▸ Short task:
Leave out the pictures and repeat the rest of the material exactly.

▸ Data block:
+-------+

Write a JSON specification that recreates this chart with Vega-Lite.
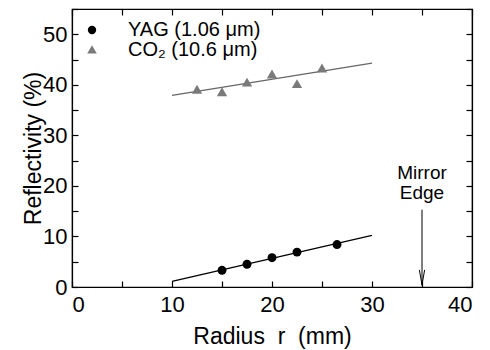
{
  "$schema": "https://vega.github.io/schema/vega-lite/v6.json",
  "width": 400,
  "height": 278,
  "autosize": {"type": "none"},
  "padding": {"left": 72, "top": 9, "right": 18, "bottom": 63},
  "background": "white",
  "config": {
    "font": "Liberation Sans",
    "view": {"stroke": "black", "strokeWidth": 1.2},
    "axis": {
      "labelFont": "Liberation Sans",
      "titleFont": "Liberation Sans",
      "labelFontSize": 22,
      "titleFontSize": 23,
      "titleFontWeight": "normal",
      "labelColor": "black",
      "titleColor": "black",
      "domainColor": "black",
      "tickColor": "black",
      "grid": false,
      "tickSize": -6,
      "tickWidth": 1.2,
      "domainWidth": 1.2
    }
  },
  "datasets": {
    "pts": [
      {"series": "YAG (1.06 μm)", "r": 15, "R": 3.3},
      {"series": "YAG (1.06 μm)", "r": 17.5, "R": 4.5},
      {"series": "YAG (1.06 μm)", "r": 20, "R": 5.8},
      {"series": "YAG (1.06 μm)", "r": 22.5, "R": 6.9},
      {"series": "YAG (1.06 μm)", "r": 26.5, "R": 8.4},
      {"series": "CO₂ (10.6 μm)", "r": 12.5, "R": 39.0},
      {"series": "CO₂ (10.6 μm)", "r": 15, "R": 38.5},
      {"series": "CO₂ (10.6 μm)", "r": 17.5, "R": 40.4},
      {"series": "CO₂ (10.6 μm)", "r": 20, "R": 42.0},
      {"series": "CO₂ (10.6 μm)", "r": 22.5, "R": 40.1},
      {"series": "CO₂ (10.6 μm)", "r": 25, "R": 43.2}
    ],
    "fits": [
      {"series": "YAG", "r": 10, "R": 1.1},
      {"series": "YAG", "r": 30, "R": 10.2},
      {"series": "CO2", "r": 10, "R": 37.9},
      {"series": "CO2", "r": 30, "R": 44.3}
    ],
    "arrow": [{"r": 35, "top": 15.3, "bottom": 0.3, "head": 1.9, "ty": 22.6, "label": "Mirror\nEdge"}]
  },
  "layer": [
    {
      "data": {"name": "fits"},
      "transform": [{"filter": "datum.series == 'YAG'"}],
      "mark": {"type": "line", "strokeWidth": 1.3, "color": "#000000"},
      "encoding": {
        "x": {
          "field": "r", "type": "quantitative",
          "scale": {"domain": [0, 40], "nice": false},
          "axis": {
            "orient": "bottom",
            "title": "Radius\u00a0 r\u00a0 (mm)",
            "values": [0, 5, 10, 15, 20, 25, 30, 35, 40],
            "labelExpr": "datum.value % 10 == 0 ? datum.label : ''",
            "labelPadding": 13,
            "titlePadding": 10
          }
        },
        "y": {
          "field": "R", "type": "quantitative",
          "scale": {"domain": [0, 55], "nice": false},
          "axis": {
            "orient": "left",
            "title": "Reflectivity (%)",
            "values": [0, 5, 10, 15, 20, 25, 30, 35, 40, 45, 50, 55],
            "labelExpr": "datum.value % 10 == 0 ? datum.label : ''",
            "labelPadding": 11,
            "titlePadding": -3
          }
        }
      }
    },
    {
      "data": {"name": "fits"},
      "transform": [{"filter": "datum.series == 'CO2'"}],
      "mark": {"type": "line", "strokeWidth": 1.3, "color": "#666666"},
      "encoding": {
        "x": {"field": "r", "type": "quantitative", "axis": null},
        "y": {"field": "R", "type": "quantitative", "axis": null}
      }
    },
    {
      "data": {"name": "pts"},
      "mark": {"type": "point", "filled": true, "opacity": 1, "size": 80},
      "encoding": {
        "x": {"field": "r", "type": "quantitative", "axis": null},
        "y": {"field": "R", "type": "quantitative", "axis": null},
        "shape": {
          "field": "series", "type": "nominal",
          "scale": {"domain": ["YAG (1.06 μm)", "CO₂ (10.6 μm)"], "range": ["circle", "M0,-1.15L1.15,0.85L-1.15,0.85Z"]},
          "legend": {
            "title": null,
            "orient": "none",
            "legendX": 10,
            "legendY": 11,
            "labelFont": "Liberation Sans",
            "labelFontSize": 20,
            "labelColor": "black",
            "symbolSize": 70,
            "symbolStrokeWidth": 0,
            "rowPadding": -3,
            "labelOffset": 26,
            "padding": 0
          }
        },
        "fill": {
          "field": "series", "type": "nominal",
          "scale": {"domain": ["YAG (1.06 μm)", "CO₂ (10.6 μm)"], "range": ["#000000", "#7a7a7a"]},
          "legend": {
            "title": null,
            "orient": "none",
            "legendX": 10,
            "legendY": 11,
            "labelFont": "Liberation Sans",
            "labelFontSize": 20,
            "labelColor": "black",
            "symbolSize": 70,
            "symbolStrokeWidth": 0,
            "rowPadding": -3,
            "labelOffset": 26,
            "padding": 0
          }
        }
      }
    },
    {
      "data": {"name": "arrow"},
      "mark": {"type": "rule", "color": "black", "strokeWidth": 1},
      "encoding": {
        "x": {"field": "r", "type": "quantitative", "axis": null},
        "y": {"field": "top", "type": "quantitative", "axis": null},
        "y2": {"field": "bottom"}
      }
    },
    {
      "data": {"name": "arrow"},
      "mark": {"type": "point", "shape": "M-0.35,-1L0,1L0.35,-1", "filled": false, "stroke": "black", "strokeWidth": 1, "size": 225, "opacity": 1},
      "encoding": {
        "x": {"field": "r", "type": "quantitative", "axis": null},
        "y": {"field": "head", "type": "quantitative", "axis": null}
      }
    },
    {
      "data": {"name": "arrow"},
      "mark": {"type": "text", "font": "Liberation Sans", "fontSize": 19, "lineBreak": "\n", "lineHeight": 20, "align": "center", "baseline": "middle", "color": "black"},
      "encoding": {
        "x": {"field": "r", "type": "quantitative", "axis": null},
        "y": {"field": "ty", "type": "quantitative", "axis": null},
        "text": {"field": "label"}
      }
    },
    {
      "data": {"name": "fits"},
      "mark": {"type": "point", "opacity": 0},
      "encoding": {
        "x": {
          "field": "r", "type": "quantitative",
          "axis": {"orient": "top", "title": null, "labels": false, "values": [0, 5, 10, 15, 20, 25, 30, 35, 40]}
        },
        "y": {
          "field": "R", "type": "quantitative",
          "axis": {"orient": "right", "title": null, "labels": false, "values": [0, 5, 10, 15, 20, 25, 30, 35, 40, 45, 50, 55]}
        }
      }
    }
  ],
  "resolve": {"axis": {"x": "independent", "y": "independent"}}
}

+-------+

▸ Task answer:
Write a JSON specification that recreates this chart with Vega-Lite.
{
  "$schema": "https://vega.github.io/schema/vega-lite/v6.json",
  "width": 400,
  "height": 278,
  "autosize": {"type": "none"},
  "padding": {"left": 72, "top": 9, "right": 18, "bottom": 63},
  "background": "white",
  "config": {
    "font": "Liberation Sans",
    "view": {"stroke": "black", "strokeWidth": 1.2},
    "axis": {
      "labelFont": "Liberation Sans",
      "titleFont": "Liberation Sans",
      "labelFontSize": 22,
      "titleFontSize": 23,
      "titleFontWeight": "normal",
      "labelColor": "black",
      "titleColor": "black",
      "domainColor": "black",
      "tickColor": "black",
      "grid": false,
      "tickSize": -6,
      "tickWidth": 1.2,
      "domainWidth": 1.2
    }
  },
  "datasets": {
    "pts": [
      {"series": "YAG (1.06 μm)", "r": 15, "R": 3.3},
      {"series": "YAG (1.06 μm)", "r": 17.5, "R": 4.5},
      {"series": "YAG (1.06 μm)", "r": 20, "R": 5.8},
      {"series": "YAG (1.06 μm)", "r": 22.5, "R": 6.9},
      {"series": "YAG (1.06 μm)", "r": 26.5, "R": 8.4},
      {"series": "CO₂ (10.6 μm)", "r": 12.5, "R": 39.0},
      {"series": "CO₂ (10.6 μm)", "r": 15, "R": 38.5},
      {"series": "CO₂ (10.6 μm)", "r": 17.5, "R": 40.4},
      {"series": "CO₂ (10.6 μm)", "r": 20, "R": 42.0},
      {"series": "CO₂ (10.6 μm)", "r": 22.5, "R": 40.1},
      {"series": "CO₂ (10.6 μm)", "r": 25, "R": 43.2}
    ],
    "fits": [
      {"series": "YAG", "r": 10, "R": 1.1},
      {"series": "YAG", "r": 30, "R": 10.2},
      {"series": "CO2", "r": 10, "R": 37.9},
      {"series": "CO2", "r": 30, "R": 44.3}
    ],
    "arrow": [{"r": 35, "top": 15.3, "bottom": 0.3, "head": 1.9, "ty": 22.6, "label": "Mirror\nEdge"}]
  },
  "layer": [
    {
      "data": {"name": "fits"},
      "transform": [{"filter": "datum.series == 'YAG'"}],
      "mark": {"type": "line", "strokeWidth": 1.3, "color": "#000000"},
      "encoding": {
        "x": {
          "field": "r", "type": "quantitative",
          "scale": {"domain": [0, 40], "nice": false},
          "axis": {
            "orient": "bottom",
            "title": "Radius\u00a0 r\u00a0 (mm)",
            "values": [0, 5, 10, 15, 20, 25, 30, 35, 40],
            "labelExpr": "datum.value % 10 == 0 ? datum.label : ''",
            "labelPadding": 13,
            "titlePadding": 10
          }
        },
        "y": {
          "field": "R", "type": "quantitative",
          "scale": {"domain": [0, 55], "nice": false},
          "axis": {
            "orient": "left",
            "title": "Reflectivity (%)",
            "values": [0, 5, 10, 15, 20, 25, 30, 35, 40, 45, 50, 55],
            "labelExpr": "datum.value % 10 == 0 ? datum.label : ''",
            "labelPadding": 11,
            "titlePadding": -3
          }
        }
      }
    },
    {
      "data": {"name": "fits"},
      "transform": [{"filter": "datum.series == 'CO2'"}],
      "mark": {"type": "line", "strokeWidth": 1.3, "color": "#666666"},
      "encoding": {
        "x": {"field": "r", "type": "quantitative", "axis": null},
        "y": {"field": "R", "type": "quantitative", "axis": null}
      }
    },
    {
      "data": {"name": "pts"},
      "mark": {"type": "point", "filled": true, "opacity": 1, "size": 80},
      "encoding": {
        "x": {"field": "r", "type": "quantitative", "axis": null},
        "y": {"field": "R", "type": "quantitative", "axis": null},
        "shape": {
          "field": "series", "type": "nominal",
          "scale": {"domain": ["YAG (1.06 μm)", "CO₂ (10.6 μm)"], "range": ["circle", "M0,-1.15L1.15,0.85L-1.15,0.85Z"]},
          "legend": {
            "title": null,
            "orient": "none",
            "legendX": 10,
            "legendY": 11,
            "labelFont": "Liberation Sans",
            "labelFontSize": 20,
            "labelColor": "black",
            "symbolSize": 70,
            "symbolStrokeWidth": 0,
            "rowPadding": -3,
            "labelOffset": 26,
            "padding": 0
          }
        },
        "fill": {
          "field": "series", "type": "nominal",
          "scale": {"domain": ["YAG (1.06 μm)", "CO₂ (10.6 μm)"], "range": ["#000000", "#7a7a7a"]},
          "legend": {
            "title": null,
            "orient": "none",
            "legendX": 10,
            "legendY": 11,
            "labelFont": "Liberation Sans",
            "labelFontSize": 20,
            "labelColor": "black",
            "symbolSize": 70,
            "symbolStrokeWidth": 0,
            "rowPadding": -3,
            "labelOffset": 26,
            "padding": 0
          }
        }
      }
    },
    {
      "data": {"name": "arrow"},
      "mark": {"type": "rule", "color": "black", "strokeWidth": 1},
      "encoding": {
        "x": {"field": "r", "type": "quantitative", "axis": null},
        "y": {"field": "top", "type": "quantitative", "axis": null},
        "y2": {"field": "bottom"}
      }
    },
    {
      "data": {"name": "arrow"},
      "mark": {"type": "point", "shape": "M-0.35,-1L0,1L0.35,-1", "filled": false, "stroke": "black", "strokeWidth": 1, "size": 225, "opacity": 1},
      "encoding": {
        "x": {"field": "r", "type": "quantitative", "axis": null},
        "y": {"field": "head", "type": "quantitative", "axis": null}
      }
    },
    {
      "data": {"name": "arrow"},
      "mark": {"type": "text", "font": "Liberation Sans", "fontSize": 19, "lineBreak": "\n", "lineHeight": 20, "align": "center", "baseline": "middle", "color": "black"},
      "encoding": {
        "x": {"field": "r", "type": "quantitative", "axis": null},
        "y": {"field": "ty", "type": "quantitative", "axis": null},
        "text": {"field": "label"}
      }
    },
    {
      "data": {"name": "fits"},
      "mark": {"type": "point", "opacity": 0},
      "encoding": {
        "x": {
          "field": "r", "type": "quantitative",
          "axis": {"orient": "top", "title": null, "labels": false, "values": [0, 5, 10, 15, 20, 25, 30, 35, 40]}
        },
        "y": {
          "field": "R", "type": "quantitative",
          "axis": {"orient": "right", "title": null, "labels": false, "values": [0, 5, 10, 15, 20, 25, 30, 35, 40, 45, 50, 55]}
        }
      }
    }
  ],
  "resolve": {"axis": {"x": "independent", "y": "independent"}}
}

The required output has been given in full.